Optimizing a Function of One Variable

John D. Cook

4.94/5 (9 votes)

Oct 16, 2008

BSD

3 min read

66719

546

This article presents a method for optimizing a function of one variable without requiring a derivative function.

Download source - 3.21 KB

Introduction

This article describes an algorithm for optimizing a function of one variable without requiring a function for the derivative. Methods that require derivatives are often fast but unstable. Methods that do not require derivatives are often stable but slow. The method implemented here, however, is stable and efficient. It was first published by Richard Brent in his book "Algorithms for Minimization Without Derivatives."

Given a function f(x) and an interval [a, b], the method finds the minimum of f(x) over [a, b]. The method can be used to maximize functions as well. To find the maximum of a function, pass in the negative of the original function. That is, the maximum of f(x) occurs at the minimum of -f(x).

Brent's method is more robust than the Newton's more familiar method. When Newton's method works, it is very fast. But when it does not work, it can go wildly wrong, producing worse answers with each iteration. Newton's method is like the girl in the nursery rhyme:

When she was good, she was very, very good.
But when she was bad she was horrid.

Brent's method is also easier to use than Newton's method because it does not require the user to supply a derivative function. The method sacrifices some efficiency for the sake of robustness, but the it is more efficient than other robust methods such as the golden section method.

Using the Code

The code given here is a single C++ function and a demo project for using it. To use the function in your own project, simply #include the header file Brent.h.

The main input to the minimization function is a templated argument, a function object implementing the objective function to minimize. The objective function must implement a public method with the signature double operator()(double x). For example, here is a class for a function object to compute the function f(x) = -x exp(-x).

class foo
{
public:
    double operator()(double x) {return -x*exp(-x);}
};

The primary reason our code requires a function object rather than simply a function is that functions that need to be optimized in applications often depend on parameters in addition to function arguments. A function object may have a dozen parameters that are fixed before finding the minimum of the resulting function of one variable.

The other arguments are the end points of the interval over which the function is minimized, the tolerance for stopping, and an output parameter for returning the location of the minimum. The return value of the minimization function is the value of the objective function at its minimum.

The signature for our minimization function is as follows.

template <class TFunction>
double Minimize
(
    TFunction& f,    // [in] objective function to minimize
    double leftEnd,  // [in] smaller value of bracketing interval
    double rightEnd, // [in] larger value of bracketing interval
    double epsilon,  // [in] stopping tolerance
    double& minLoc   // [out] location of minimum, where the minimum occurs
)

Suppose we want to find the minimum of the function -x exp(x) represented by the class foo above.

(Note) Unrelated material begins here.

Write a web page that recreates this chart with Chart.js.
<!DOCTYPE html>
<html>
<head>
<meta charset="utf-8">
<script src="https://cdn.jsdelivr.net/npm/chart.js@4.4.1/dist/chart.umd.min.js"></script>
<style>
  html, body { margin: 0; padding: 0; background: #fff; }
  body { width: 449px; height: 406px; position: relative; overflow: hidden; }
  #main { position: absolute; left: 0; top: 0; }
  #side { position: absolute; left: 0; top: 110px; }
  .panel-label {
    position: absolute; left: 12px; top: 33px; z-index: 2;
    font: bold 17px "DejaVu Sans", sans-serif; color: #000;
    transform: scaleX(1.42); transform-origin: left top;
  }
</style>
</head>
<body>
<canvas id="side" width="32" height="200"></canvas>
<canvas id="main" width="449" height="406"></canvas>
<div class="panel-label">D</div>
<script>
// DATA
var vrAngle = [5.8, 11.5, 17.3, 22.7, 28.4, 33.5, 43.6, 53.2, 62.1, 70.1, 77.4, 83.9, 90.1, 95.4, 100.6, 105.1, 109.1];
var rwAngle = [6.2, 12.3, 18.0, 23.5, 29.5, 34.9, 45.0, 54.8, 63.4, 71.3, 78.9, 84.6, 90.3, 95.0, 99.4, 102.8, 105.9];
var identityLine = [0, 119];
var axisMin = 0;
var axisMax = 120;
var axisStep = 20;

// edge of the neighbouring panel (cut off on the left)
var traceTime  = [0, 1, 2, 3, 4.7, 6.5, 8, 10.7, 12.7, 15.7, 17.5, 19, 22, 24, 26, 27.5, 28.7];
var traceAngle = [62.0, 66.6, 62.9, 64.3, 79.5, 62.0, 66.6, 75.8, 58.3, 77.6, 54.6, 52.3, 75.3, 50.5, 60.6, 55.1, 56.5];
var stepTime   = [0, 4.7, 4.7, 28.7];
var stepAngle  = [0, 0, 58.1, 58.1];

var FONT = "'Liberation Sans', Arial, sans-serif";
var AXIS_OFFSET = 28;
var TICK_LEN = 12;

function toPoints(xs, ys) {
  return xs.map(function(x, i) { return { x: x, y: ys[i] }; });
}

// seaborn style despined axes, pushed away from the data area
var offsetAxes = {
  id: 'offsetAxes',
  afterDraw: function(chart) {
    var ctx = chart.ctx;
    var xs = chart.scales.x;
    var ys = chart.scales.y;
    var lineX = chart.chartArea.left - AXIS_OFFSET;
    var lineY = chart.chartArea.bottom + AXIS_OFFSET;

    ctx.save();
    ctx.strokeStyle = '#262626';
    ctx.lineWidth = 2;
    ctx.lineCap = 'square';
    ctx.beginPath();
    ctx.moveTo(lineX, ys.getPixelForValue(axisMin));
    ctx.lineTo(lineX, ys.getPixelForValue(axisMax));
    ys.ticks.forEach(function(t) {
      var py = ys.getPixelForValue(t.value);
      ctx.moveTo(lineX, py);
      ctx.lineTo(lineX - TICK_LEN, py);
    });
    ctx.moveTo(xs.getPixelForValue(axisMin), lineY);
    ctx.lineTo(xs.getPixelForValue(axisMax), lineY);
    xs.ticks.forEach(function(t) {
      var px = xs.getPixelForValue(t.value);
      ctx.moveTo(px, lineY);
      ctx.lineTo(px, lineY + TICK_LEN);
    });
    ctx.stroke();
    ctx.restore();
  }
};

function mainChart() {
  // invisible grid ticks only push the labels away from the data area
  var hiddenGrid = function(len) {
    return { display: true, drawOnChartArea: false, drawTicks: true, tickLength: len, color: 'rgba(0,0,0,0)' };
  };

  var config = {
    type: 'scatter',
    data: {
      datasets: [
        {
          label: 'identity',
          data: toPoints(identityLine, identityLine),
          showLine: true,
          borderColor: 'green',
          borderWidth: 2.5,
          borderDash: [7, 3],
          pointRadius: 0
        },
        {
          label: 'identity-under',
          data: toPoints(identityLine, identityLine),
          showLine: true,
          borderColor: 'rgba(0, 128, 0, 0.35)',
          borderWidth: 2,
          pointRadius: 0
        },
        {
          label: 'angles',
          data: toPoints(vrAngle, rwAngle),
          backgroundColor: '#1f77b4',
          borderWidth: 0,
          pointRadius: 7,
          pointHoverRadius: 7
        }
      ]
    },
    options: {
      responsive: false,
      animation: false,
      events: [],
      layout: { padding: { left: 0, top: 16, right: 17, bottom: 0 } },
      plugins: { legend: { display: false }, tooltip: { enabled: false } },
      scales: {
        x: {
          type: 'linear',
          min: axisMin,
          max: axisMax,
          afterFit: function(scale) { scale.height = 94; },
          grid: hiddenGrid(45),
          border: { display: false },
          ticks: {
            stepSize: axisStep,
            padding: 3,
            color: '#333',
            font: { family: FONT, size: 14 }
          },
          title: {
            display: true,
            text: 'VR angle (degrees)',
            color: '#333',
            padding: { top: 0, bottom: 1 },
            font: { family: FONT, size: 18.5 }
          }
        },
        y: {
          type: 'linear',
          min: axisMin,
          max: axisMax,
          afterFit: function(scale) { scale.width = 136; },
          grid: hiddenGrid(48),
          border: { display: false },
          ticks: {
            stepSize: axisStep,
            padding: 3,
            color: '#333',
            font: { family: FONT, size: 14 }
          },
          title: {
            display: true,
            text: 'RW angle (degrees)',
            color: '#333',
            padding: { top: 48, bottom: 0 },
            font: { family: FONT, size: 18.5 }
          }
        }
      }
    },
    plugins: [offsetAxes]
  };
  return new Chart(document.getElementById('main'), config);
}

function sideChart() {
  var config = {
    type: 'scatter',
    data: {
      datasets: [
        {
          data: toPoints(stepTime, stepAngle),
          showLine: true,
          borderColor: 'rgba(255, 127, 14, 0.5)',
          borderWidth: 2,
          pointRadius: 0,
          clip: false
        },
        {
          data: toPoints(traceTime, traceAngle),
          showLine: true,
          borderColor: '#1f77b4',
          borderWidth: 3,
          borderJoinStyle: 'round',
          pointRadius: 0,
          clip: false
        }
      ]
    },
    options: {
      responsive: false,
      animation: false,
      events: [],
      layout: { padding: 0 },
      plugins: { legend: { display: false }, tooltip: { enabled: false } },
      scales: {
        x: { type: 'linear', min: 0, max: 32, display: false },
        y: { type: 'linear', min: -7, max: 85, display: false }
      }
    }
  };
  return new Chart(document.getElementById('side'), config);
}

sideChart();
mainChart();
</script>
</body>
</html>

Below is a plot of this function.

Plot of f(x) = -x exp(-x)

We find the minimum of this function twice. First we find the minimum over the interval [-1, 2] to illustrate finding a minimum in the middle of an interval. Then we find the minimum over the interval [2, 3] to illustrate the case case of the minimum occuring at one of the ends of the interval.

foo f;
double minloc; // location of the minimum
double minval; // value at the minimum

std::cout << std::setprecision(7); // display seven decimal places in output

// First minimize over [-1, 2]
minval = Minimize<foo>(f, -1, 2, 1e-6, minloc);
std::cout << "Computed minimum location: " << minloc << "\n"
          << "Exact value:               " << 1.0    << "\n"
          << "Computed minimum value:    " << minval << "\n"
          << "Exact minimum value:       " << f(1.0) << "\n\n";
          
// Now minimize over [2, 3]
minval = Minimize<foo>(f, 2, 3, 1e-6, minloc);
std::cout << "Computed minimum location: " << minloc << "\n"
          << "Exact value:               " << 2.0    << "\n"
          << "Computed minimum value:    " << minval << "\n"
          << "Exact minimum value:       " << f(2.0) << "\n\n";

In the first case, minimizing over [-1, 2], the exact minimum occurs at 1. This is the global minimum of the function. In the second case, minimizing over [2, 3], the function is increasing on this interval and so the minimum occurs at the left end point. The output shows that the results were correct to the specified tolerance of 10^-6.

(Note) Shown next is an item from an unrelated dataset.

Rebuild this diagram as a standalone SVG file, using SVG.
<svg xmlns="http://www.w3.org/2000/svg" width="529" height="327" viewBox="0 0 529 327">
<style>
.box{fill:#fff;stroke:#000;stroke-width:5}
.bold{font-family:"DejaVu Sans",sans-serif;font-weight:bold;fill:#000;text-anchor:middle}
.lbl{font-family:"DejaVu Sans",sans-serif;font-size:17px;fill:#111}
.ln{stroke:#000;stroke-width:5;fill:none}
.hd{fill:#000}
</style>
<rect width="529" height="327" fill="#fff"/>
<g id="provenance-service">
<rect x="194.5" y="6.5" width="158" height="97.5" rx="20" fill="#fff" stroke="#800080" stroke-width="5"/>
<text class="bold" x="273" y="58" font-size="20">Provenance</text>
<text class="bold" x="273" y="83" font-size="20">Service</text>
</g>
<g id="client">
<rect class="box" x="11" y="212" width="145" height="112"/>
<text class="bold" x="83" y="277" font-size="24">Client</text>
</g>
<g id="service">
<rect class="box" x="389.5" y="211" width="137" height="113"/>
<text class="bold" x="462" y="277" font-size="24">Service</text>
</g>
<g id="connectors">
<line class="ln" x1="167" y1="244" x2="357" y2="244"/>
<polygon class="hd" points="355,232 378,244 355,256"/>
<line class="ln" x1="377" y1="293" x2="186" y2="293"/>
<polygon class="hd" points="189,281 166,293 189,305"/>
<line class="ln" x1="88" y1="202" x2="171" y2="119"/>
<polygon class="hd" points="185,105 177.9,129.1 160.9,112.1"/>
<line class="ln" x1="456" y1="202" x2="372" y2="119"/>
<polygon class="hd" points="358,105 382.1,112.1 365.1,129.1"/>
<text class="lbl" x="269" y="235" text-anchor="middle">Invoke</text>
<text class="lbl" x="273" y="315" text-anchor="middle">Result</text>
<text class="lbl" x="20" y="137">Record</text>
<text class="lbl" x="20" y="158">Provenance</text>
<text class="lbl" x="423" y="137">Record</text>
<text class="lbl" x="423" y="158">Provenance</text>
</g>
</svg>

Computed minimum location: 1
Exact value:               1
Computed minimum value:    -0.3678794
Exact minimum value:       -0.3678794

Computed minimum location: 2.000001
Exact value:               2
Computed minimum value:    -0.2706704
Exact minimum value:       -0.2706706

Commentary

Brent's method is an overlooked treasure from the past. It was developed decades ago (1972), and not too many people know about it now. However, the method is ideal for many applications since it is both robust and efficient. People often use the method without realizing it because it is used internally by other software packages, such as Mathematica.